'''

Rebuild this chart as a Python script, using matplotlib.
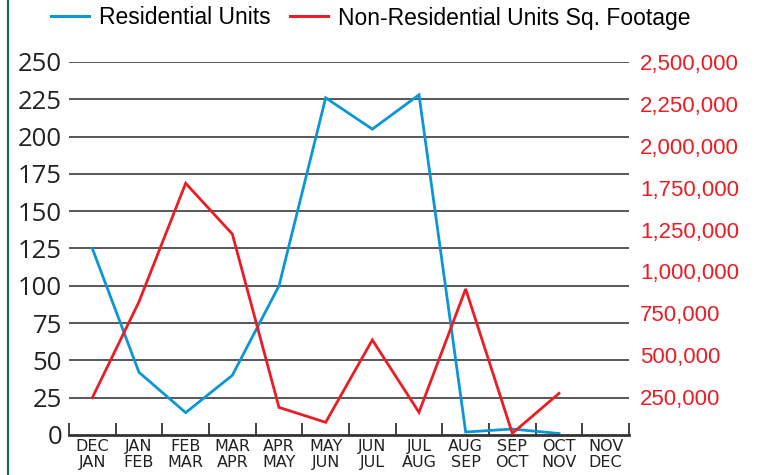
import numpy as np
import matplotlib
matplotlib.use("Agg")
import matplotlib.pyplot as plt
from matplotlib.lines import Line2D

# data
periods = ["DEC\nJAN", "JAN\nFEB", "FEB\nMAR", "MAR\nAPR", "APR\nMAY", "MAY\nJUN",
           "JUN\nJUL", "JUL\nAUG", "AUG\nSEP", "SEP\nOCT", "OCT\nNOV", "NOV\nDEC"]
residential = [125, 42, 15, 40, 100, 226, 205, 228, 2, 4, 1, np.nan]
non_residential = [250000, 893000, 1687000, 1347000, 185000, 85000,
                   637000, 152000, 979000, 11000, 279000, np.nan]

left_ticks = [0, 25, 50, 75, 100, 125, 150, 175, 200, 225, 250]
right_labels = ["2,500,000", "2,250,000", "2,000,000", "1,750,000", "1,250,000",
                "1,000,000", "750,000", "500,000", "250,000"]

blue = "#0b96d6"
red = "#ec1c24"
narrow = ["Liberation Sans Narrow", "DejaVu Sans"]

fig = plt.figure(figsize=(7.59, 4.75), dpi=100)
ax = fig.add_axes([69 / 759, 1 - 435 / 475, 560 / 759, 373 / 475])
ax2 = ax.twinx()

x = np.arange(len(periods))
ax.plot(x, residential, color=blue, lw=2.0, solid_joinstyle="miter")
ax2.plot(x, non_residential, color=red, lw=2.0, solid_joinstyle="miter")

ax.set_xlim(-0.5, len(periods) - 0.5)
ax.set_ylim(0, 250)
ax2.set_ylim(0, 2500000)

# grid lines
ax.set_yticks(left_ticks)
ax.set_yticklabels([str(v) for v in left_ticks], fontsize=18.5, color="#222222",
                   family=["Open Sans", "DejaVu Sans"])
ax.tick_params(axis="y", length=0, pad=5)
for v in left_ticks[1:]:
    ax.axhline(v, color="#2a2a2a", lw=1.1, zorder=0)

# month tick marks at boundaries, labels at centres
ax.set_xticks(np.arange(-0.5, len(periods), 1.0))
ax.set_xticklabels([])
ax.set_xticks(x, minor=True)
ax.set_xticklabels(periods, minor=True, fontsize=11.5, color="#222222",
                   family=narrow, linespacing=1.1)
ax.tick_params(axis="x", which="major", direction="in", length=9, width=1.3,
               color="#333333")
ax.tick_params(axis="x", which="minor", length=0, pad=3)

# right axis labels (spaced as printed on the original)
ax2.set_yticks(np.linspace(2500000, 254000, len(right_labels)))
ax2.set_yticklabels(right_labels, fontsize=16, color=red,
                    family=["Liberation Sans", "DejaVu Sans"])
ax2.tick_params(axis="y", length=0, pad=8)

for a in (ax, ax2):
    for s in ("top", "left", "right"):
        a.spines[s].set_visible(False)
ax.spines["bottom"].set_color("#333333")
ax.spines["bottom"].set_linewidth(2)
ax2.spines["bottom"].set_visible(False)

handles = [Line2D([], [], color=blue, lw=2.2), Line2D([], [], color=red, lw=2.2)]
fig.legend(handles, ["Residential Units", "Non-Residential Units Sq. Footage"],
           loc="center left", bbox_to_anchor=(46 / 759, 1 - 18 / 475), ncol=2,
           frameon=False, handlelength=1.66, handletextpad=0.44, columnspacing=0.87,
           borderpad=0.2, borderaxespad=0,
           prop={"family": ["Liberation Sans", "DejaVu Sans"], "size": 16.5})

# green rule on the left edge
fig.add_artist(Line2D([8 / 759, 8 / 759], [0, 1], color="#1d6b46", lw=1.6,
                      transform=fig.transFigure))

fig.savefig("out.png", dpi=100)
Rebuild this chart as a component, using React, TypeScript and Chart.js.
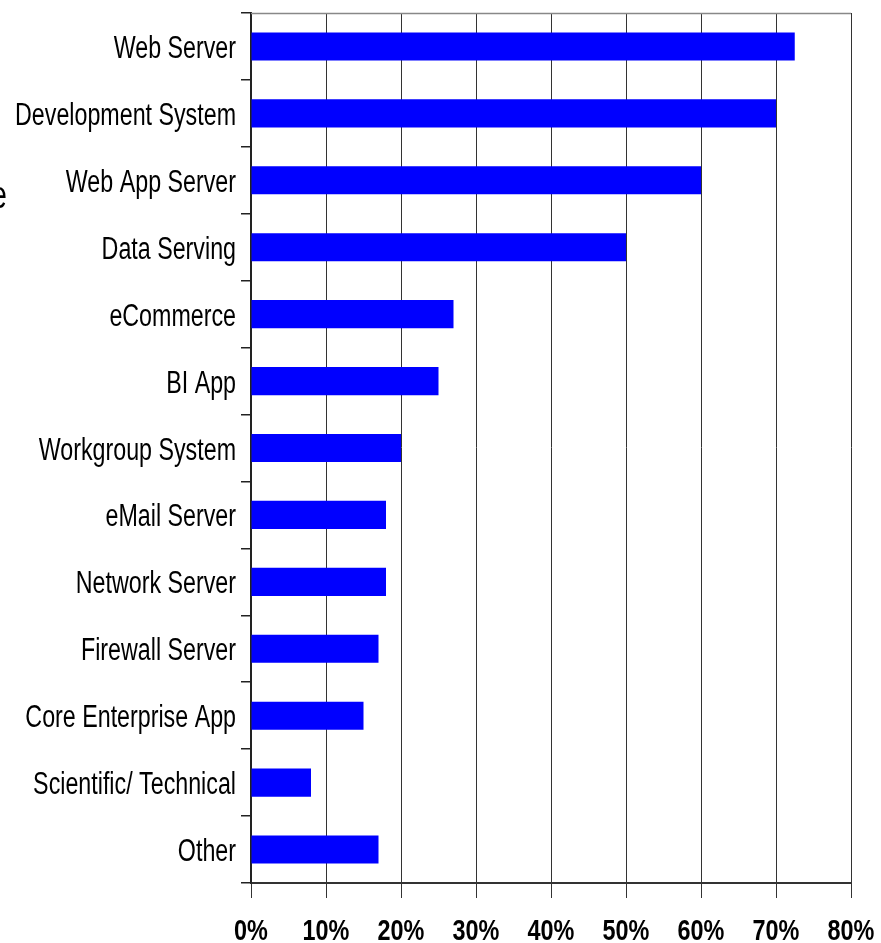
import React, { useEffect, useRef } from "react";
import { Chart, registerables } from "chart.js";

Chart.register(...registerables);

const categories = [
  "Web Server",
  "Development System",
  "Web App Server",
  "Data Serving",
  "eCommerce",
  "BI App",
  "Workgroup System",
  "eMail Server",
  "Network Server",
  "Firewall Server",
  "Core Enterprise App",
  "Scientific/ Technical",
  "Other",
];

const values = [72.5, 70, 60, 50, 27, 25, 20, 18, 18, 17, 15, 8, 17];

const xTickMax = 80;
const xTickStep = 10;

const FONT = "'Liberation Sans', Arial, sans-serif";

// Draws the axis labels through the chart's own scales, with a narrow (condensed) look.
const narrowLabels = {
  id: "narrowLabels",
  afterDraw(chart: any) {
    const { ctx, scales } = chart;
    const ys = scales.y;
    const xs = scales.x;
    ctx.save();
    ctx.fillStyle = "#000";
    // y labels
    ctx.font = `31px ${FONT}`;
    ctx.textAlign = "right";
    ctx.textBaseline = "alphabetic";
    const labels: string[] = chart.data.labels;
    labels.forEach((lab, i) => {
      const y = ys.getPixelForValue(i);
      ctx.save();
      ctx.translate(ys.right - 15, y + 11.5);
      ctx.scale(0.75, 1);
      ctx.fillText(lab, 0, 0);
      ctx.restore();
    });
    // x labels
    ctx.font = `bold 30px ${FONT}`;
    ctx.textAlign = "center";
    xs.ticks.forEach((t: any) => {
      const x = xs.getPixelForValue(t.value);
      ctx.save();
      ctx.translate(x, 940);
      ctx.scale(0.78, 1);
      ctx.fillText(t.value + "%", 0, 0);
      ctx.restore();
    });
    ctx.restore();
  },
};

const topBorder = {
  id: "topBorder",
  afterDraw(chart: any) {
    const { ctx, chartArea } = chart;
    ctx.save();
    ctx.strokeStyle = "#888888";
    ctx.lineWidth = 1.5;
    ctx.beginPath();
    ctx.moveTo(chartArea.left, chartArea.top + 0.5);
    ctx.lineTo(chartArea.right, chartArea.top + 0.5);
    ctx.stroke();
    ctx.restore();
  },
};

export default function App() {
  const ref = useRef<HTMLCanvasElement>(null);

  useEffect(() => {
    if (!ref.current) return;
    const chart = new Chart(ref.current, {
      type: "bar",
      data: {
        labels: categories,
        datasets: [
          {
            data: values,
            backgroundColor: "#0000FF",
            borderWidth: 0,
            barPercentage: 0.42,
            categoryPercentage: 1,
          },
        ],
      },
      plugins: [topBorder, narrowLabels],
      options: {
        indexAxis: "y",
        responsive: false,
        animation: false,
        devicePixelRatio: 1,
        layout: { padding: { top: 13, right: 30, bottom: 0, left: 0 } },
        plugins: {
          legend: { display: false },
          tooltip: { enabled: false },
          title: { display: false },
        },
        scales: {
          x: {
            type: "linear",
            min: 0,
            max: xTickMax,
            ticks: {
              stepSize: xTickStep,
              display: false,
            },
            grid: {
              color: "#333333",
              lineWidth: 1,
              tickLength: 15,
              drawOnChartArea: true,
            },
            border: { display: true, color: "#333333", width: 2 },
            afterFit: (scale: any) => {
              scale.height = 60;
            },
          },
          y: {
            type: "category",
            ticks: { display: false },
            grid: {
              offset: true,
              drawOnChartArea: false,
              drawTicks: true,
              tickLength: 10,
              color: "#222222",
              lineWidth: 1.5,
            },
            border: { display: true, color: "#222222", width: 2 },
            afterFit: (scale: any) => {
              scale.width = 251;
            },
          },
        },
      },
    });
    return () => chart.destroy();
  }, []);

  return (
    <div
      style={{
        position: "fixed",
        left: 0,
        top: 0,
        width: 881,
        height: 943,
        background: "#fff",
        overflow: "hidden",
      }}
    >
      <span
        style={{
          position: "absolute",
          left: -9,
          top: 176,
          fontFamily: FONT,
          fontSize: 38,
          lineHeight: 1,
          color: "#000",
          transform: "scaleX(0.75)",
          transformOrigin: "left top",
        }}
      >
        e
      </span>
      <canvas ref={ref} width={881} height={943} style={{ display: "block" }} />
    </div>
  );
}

'''

» **AIM**
Leave the pictures aside and restate exactly the lines from the one containing "Rebuild this chart as a component, using" to the one containing "Chart.register(...registerables);", those two lines included.

» **EXERCISE ANSWER**
Rebuild this chart as a component, using React, TypeScript and Chart.js.
import React, { useEffect, useRef } from "react";
import { Chart, registerables } from "chart.js";

Chart.register(...registerables);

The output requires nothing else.